Metro Vancouver residents urged to prepare now for expected smoky summer
A man and woman look out at the harbour as smoke from wildfires burning in the province fills the air, in Vancouver on August 20, 2018. (THE CANADIAN PRESS/Darryl Dyck)
BURNABY, B.C. - The federation representing municipalities in Greater Vancouver is warning roughly 2.5-million residents across the region to expect air quality advisories in the coming months.
Officials with Metro Vancouver issued the warning this week, advising those with breathing problems to brace for a smoky summer, although they say it is difficult to predict if it will be worse than the last two years.
Francis Ries, senior project engineer with Metro Vancouver, says much of B.C. is experiencing drought conditions, increasing the likelihood of wildfires.
Ries says it's a question of when, not if, the smoke will arrive and pregnant women or anyone with a heart or breathing condition should start working out strategies now to manage their response to the smudgey air.
B.C. Wildfire Service spokesman Kevin Skrepnek says, so far this year, the number of hectares burned is well below average but notes the most intense fire risk is from late July to late August.
Drought conditions are severe across northern B.C., although a heavy rainfall warning was issued Wednesday for the Fort Nelson region, while snow blanketed higher levels of the Coquihalla Connector west of Kelowna.

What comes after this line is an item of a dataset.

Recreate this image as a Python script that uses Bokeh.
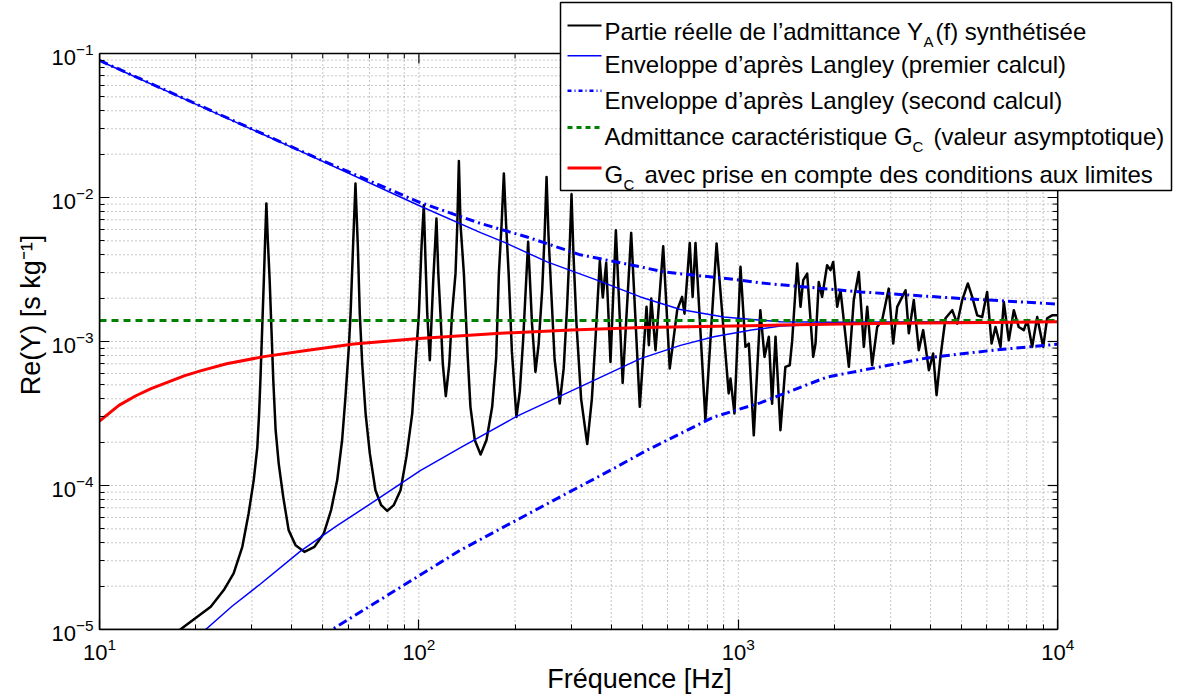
import math
from bokeh.plotting import figure
from bokeh.models import BoxAnnotation, Label, Arrow, Range1d, LogTicker
from bokeh.embed import file_html
from bokeh.resources import INLINE

# ---------------- data ----------------
freq_synth = [16, 17.9, 22.3, 24.5, 26.3, 28.0, 29.3, 30.4, 31.2, 31.6, 31.9, 32.3, 32.7, 33.0,
              33.3, 33.65, 34.1, 34.55, 35.0, 35.6, 36.4, 37.6, 39.1, 41.1, 43.8, 47.1, 50.4,
              53.1, 55.5, 57.5, 58.9, 60.35, 61.1, 62.2, 63.3, 64.4, 65.3, 66.45, 68.1, 70.2,
              73.1, 76.2, 79.6, 83.4, 87.6, 91.4, 95.3, 97.6, 100, 101.9, 103.6, 104.9, 106.2,
              108.2, 110.9, 113.5, 115.0, 116.8, 118.8, 121.4, 124.5, 127, 130.2, 131.9, 133.4,
              135.0, 138.3, 142.2, 145, 149.6, 156, 162.8, 169.6, 174.6, 178, 181.5, 184.5,
              187.5, 191, 195.5, 202, 207, 212, 219.8, 226, 231.7, 237, 243.2, 247.5, 251,
              254.5, 259.5, 266, 276, 284, 291, 296.5, 300.5, 304.5, 311.4, 322, 336.5, 348,
              357, 368.5, 376.5, 385.8, 398, 413.7, 434.5, 462, 491.5,
              516, 524.8, 533.8, 550.6, 582, 610, 643.7, 666.8, 678.6, 704.7, 719.5, 734.5,
              788.8, 855, 933, 945.4, 972.6, 1016, 1053, 1079, 1118, 1172, 1208, 1246, 1276,
              1308, 1355, 1404, 1449, 1475, 1529, 1566, 1597, 1643, 1716, 1745, 1786, 1830,
              1897, 1944, 1982, 2040, 2089, 2219, 2299, 2384, 2472, 2533, 2624, 2721, 2821,
              2958, 3055, 3144, 3339, 3419, 3544, 3673, 3792, 3950, 4074, 4176, 4295, 4453,
              4675, 4845, 5023, 5232, 5399, 5598, 5802, 6012, 6209, 6388, 6622, 6780, 7030,
              7287, 7553, 7834, 8028, 8318, 8626, 9006, 9268, 9609, 10000]
re_synth = [7.0e-6, 1.0e-5, 1.44e-5, 1.88e-5, 2.45e-5, 3.75e-5, 6.4e-5, 1.09e-4, 1.85e-4,
            3.16e-4, 5.4e-4, 1.2e-3, 2.67e-3, 5.05e-3,
            9.1e-3, 5.05e-3, 2.67e-3, 1.2e-3, 5.4e-4, 2.42e-4, 1.42e-4, 8.34e-5, 4.9e-5, 3.85e-5,
            3.46e-5, 3.75e-5, 4.65e-5,
            6.75e-5, 1.09e-4, 2.07e-4, 4.12e-4, 9.17e-4, 1.56e-3, 4.54e-3, 1.25e-2, 4.54e-3,
            1.56e-3, 7.03e-4, 3.16e-4, 1.67e-4,
            9.27e-5, 7.3e-5, 6.67e-5, 7.3e-5, 9.27e-5, 1.58e-4, 3.16e-4, 7.03e-4, 1.56e-3, 4.54e-3,
            8.85e-3, 3.6e-3, 1.56e-3,
            7.41e-4, 2.67e-3, 7.15e-3, 3.0e-3, 1.56e-3, 7.0e-4, 4.17e-4, 7.0e-4, 1.56e-3, 2.96e-3,
            6.5e-3, 1.79e-2,
            6.5e-3, 2.96e-3, 7.8e-4, 3.52e-4, 2.07e-4, 1.64e-4, 2.07e-4, 3.52e-4, 7.8e-4, 2.96e-3,
            6.5e-3, 1.47e-2,
            6.5e-3, 2.96e-3, 8.5e-4, 2.99e-4, 4.5e-4, 1.02e-3, 4.92e-3, 1.33e-3, 6.15e-4, 9.5e-4,
            2.27e-3, 5.5e-3, 1.39e-2,
            5.5e-3, 2.27e-3, 7.5e-4, 3.71e-4, 6.5e-4, 1.74e-3, 4.5e-3, 1.054e-2, 4.2e-3, 1.33e-3,
            4.0e-4, 1.94e-4, 4.0e-4,
            1.02e-3, 3.63e-3, 2.02e-3, 3.52e-3, 7.21e-4, 5.93e-3, 5.16e-4, 5.68e-3, 3.52e-4,
            1.74e-3, 9.42e-4, 1.99e-3, 8.71e-4, 4.59e-3, 6.49e-4, 1.65e-3, 2.04e-3, 1.56e-3,
            4.84e-3, 2.04e-3, 4.84e-3, 2.87e-4, 4.80e-3, 4.36e-4, 5.53e-4, 3.16e-4, 3.30e-3,
            9.18e-4, 9.68e-4, 2.23e-4, 1.65e-3, 7.82e-4, 1.08e-3, 3.70e-4, 1.08e-3, 2.42e-4,
            6.67e-4, 6.84e-4, 1.02e-3, 3.48e-3, 1.74e-3, 2.67e-3, 2.96e-3, 7.82e-4, 9.68e-4,
            2.59e-3, 2.04e-3, 3.39e-3, 3.13e-3, 3.57e-3, 1.74e-3, 2.27e-3, 6.67e-4, 1.94e-3,
            3.04e-3, 9.18e-4, 1.74e-3, 6.84e-4, 1.26e-3, 1.41e-3, 2.33e-3, 9.68e-4, 1.74e-3,
            2.27e-3, 1.14e-3, 1.94e-3, 8.71e-4, 1.20e-3, 6.32e-4, 8.26e-4, 4.24e-4, 7.82e-4,
            1.45e-3, 1.65e-3, 1.33e-3, 1.94e-3, 2.53e-3, 2.04e-3, 1.52e-3, 1.48e-3, 2.21e-3,
            9.68e-4, 1.26e-3, 9.18e-4, 1.88e-3, 1.02e-3, 1.65e-3, 1.26e-3, 1.20e-3, 1.41e-3,
            9.18e-4, 1.48e-3, 9.18e-4, 1.45e-3, 1.52e-3, 1.52e-3]

freq_env1_up = [10, 20, 42.7, 100, 156, 184.5, 252, 361, 494, 659, 900, 1355, 2000, 5000, 10000]
re_env1_up = [0.089, 0.0445, 0.0209, 0.0088, 0.0057, 0.0049, 0.00357, 0.00267, 0.00204,
              0.00167, 0.00148, 0.00137, 0.00136, 0.00137, 0.00137]
freq_env1_low = [19, 21.5, 26, 31.9, 42.6, 55, 74, 101, 135, 203, 336, 494, 659, 838, 1100,
                 1355, 2500, 10000]
re_env1_low = [8.0e-6, 1.0e-5, 1.45e-5, 2.07e-5, 3.5e-5, 5.2e-5, 8.0e-5, 1.27e-4, 1.83e-4,
               3.03e-4, 5.1e-4, 7.6e-4, 9.4e-4, 1.08e-3, 1.2e-3, 1.28e-3, 1.35e-3, 1.37e-3]

freq_env2_up = [10, 20, 50, 100, 156, 218, 320, 494, 585, 1016, 1172, 2413, 4962, 10000]
re_env2_up = [0.0895, 0.0448, 0.0180, 0.0093, 0.0066, 0.00532, 0.0040, 0.0033, 0.00304,
              0.00267, 0.00255, 0.00221, 0.00199, 0.00182]
freq_env2_low = [45, 53.5, 135, 277, 407, 518, 838, 1172, 1897, 3899, 6310, 10000]
re_env2_low = [7.5e-6, 1.0e-5, 3.56e-5, 8.34e-5, 1.31e-4, 1.76e-4, 2.99e-4, 3.75e-4, 5.67e-4,
               7.69e-4, 8.71e-4, 9.57e-4]

freq_gc = [10, 10000]
re_gc = [1.40e-3, 1.40e-3]

freq_gc_bc = [10, 11.5, 13, 14.5, 16.3, 18.5, 20.7, 25, 32.7, 45, 62.5, 100, 180, 300, 500,
              1355, 3000, 10000]
re_gc_bc = [2.8e-4, 3.6e-4, 4.2e-4, 4.7e-4, 5.2e-4, 5.8e-4, 6.25e-4, 7.0e-4, 7.85e-4, 8.7e-4,
            9.6e-4, 1.05e-3, 1.14e-3, 1.2e-3, 1.25e-3, 1.30e-3, 1.34e-3, 1.37e-3]

x_lim = [10, 1e4]
y_lim = [1e-5, 1e-1]

# ---------------- layout ----------------
W, H = 1179, 697
BOX_LEFT, BOX_TOP, BOX_BOTTOM = 99, 53, 629      # plot box position on the page (px)
DEC_X = 958.2 / 3.0                             # px per decade along x
DEC_Y = (BOX_BOTTOM - BOX_TOP) / 4.0            # px per decade along y
FRAME_W = W - BOX_LEFT
FRAME_H = BOX_BOTTOM
x_end = 10 ** (math.log10(x_lim[0]) + FRAME_W / DEC_X)
y_end = 10 ** (math.log10(y_lim[0]) + FRAME_H / DEC_Y)

FONT = "Liberation Sans"

p = figure(width=W, height=H, x_axis_type="log", y_axis_type="log",
           x_range=Range1d(x_lim[0], x_end), y_range=Range1d(y_lim[0], y_end),
           output_backend="svg", toolbar_location=None,
           min_border_left=BOX_LEFT, min_border_right=0, min_border_top=0,
           min_border_bottom=H - BOX_BOTTOM,
           background_fill_color="white", border_fill_color="white")
p.outline_line_color = None

p.xaxis.ticker = LogTicker(num_minor_ticks=10)
p.yaxis.ticker = LogTicker(num_minor_ticks=10)
p.xaxis.bounds = tuple(x_lim)
p.yaxis.bounds = tuple(y_lim)

for ax in (p.xaxis[0], p.yaxis[0]):
    ax.major_tick_in = 10
    ax.major_tick_out = 0
    ax.minor_tick_in = 5
    ax.minor_tick_out = 0
    ax.axis_line_width = 1.5
    ax.major_tick_line_width = 1.2
    ax.major_label_text_font = FONT
    ax.major_label_text_font_size = "22px"
    ax.major_label_text_color = "black"
    ax.axis_label_text_font = FONT
    ax.axis_label_text_font_size = "27px"
    ax.axis_label_text_font_style = "normal"
    ax.axis_label_text_color = "black"

p.xaxis.axis_label = "Fréquence [Hz]"
p.yaxis.axis_label = "Re(Y) [s kg⁻¹]"
p.xaxis.major_label_standoff = 8
p.xaxis.axis_label_standoff = 1
p.yaxis.major_label_standoff = 6
p.yaxis.axis_label_standoff = 2

# grid drawn only inside the plot box (dotted, at every decade and sub-decade value)
p.xgrid.visible = False
p.ygrid.visible = False
grid_x = [k * 10 ** e for e in range(1, 4) for k in range(1, 10)][1:]
grid_y = [k * 10.0 ** e for e in range(-5, -1) for k in range(1, 10)][1:]
p.segment(x0=grid_x, y0=[y_lim[0]] * len(grid_x), x1=grid_x, y1=[y_lim[1]] * len(grid_x),
          line_color="#8c8c8c", line_width=1, line_dash="1 3")
p.segment(x0=[x_lim[0]] * len(grid_y), y0=grid_y, x1=[x_lim[1]] * len(grid_y), y1=grid_y,
          line_color="#8c8c8c", line_width=1, line_dash="1 3")

# ---------------- curves ----------------
p.line(freq_synth, re_synth, line_color="black", line_width=2.5, line_join="round")
p.line(freq_env1_up, re_env1_up, line_color="#0000ff", line_width=1.5)
p.line(freq_env1_low, re_env1_low, line_color="#0000ff", line_width=1.5)
p.line(freq_env2_up, re_env2_up, line_color="#0000ff", line_width=3, line_dash="9 4 2 4")
p.line(freq_env2_low, re_env2_low, line_color="#0000ff", line_width=3, line_dash="9 4 2 4")
p.line(freq_gc, re_gc, line_color="#008000", line_width=3, line_dash="7 5")
p.line(freq_gc_bc, re_gc_bc, line_color="#ff0000", line_width=3, line_join="round")

# ticks on the top and right sides of the box (pointing inwards)
major_x = [10 ** e for e in range(1, 5)]
minor_x = [k * 10 ** e for e in range(1, 4) for k in range(2, 10)]
major_y = [10.0 ** e for e in range(-5, 0)]
minor_y = [k * 10.0 ** e for e in range(-5, -1) for k in range(2, 10)]

def inward_y(length):
    return y_lim[1] * 10 ** (-length / DEC_Y)

def inward_x(length):
    return x_lim[1] * 10 ** (-length / DEC_X)

p.segment(x0=major_x, y0=[y_lim[1]] * len(major_x), x1=major_x, y1=[inward_y(10)] * len(major_x),
          line_color="black", line_width=1.2)
p.segment(x0=minor_x, y0=[y_lim[1]] * len(minor_x), x1=minor_x, y1=[inward_y(5)] * len(minor_x),
          line_color="black", line_width=1)
p.segment(x0=[x_lim[1]] * len(major_y), y0=major_y, x1=[inward_x(10)] * len(major_y), y1=major_y,
          line_color="black", line_width=1.2)
p.segment(x0=[x_lim[1]] * len(minor_y), y0=minor_y, x1=[inward_x(5)] * len(minor_y), y1=minor_y,
          line_color="black", line_width=1)

# box outline
p.add_layout(BoxAnnotation(left=x_lim[0], right=x_lim[1], bottom=y_lim[0], top=y_lim[1],
                           fill_alpha=0, line_color="black", line_width=1.5, line_alpha=1.0))

# ---------------- legend (hand-built, keeps the subscripts) ----------------
def fy(page_y):
    return BOX_BOTTOM - page_y

def fx(page_x):
    return page_x - BOX_LEFT

p.add_layout(BoxAnnotation(left=fx(560), right=fx(1171), bottom=fy(190), top=fy(2),
                           left_units="screen", right_units="screen",
                           bottom_units="screen", top_units="screen",
                           fill_color="white", fill_alpha=1.0,
                           line_color="black", line_width=1.5, line_alpha=1.0))

rows_line_y = [25.0, 55.2, 90.3, 127.1, 167.5]
row_styles = [dict(line_color="black", line_width=2.2),
              dict(line_color="#0000ff", line_width=1.5),
              dict(line_color="#0000ff", line_width=2.5, line_dash="4 3 1 3"),
              dict(line_color="#008000", line_width=3, line_dash="5 4"),
              dict(line_color="#ff0000", line_width=3)]
for yy, st in zip(rows_line_y, row_styles):
    p.add_layout(Arrow(end=None, x_start=fx(567), y_start=fy(yy), x_end=fx(601), y_end=fy(yy),
                       start_units="screen", end_units="screen", **st))

MAIN = "24px"
SUB = "15px"

def lab(px, py, t, size=MAIN):
    p.add_layout(Label(x=fx(px), y=fy(py), x_units="screen", y_units="screen", text=t,
                       text_font=FONT, text_font_size=size, text_color="black",
                       text_baseline="alphabetic", text_align="left"))

lab(604, 30.8, "Partie réelle de l’admittance Y")
lab(923, 40.8, "A", SUB)
lab(935, 30.8, "(f) synthétisée")
lab(604, 63.5, "Enveloppe d’après Langley (premier calcul)")
lab(604, 99.7, "Enveloppe d’après Langley (second calcul)")
lab(604, 135.5, "Admittance caractéristique G")
lab(912, 145.5, "C", SUB)
lab(933, 135.5, "(valeur asymptotique)")
lab(604, 174, "G")
lab(623, 184, "C", SUB)
lab(644, 174, "avec prise en compte des conditions aux limites")

open("out.html", "w").write(file_html(p, INLINE))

Ries says drought ratings are climbing on the south coast prompting Metro Vancouver to issue its plan-ahead advisory to those with specific health conditions.
"Warmer weather, sunny weather, also means higher than average production of ground-level ozone," Ries says.
Environment and Climate Change Canada says ground-level ozone is created when pollutants such as car exhaust react in sunlight and stagnant air.
Ries hopes a long, hot summer won't arrive as predicted, but admits chances are slim.
"Certainly, the long-term forecast at this juncture indicates we could have a warm, and potentially more smoky summer than usual."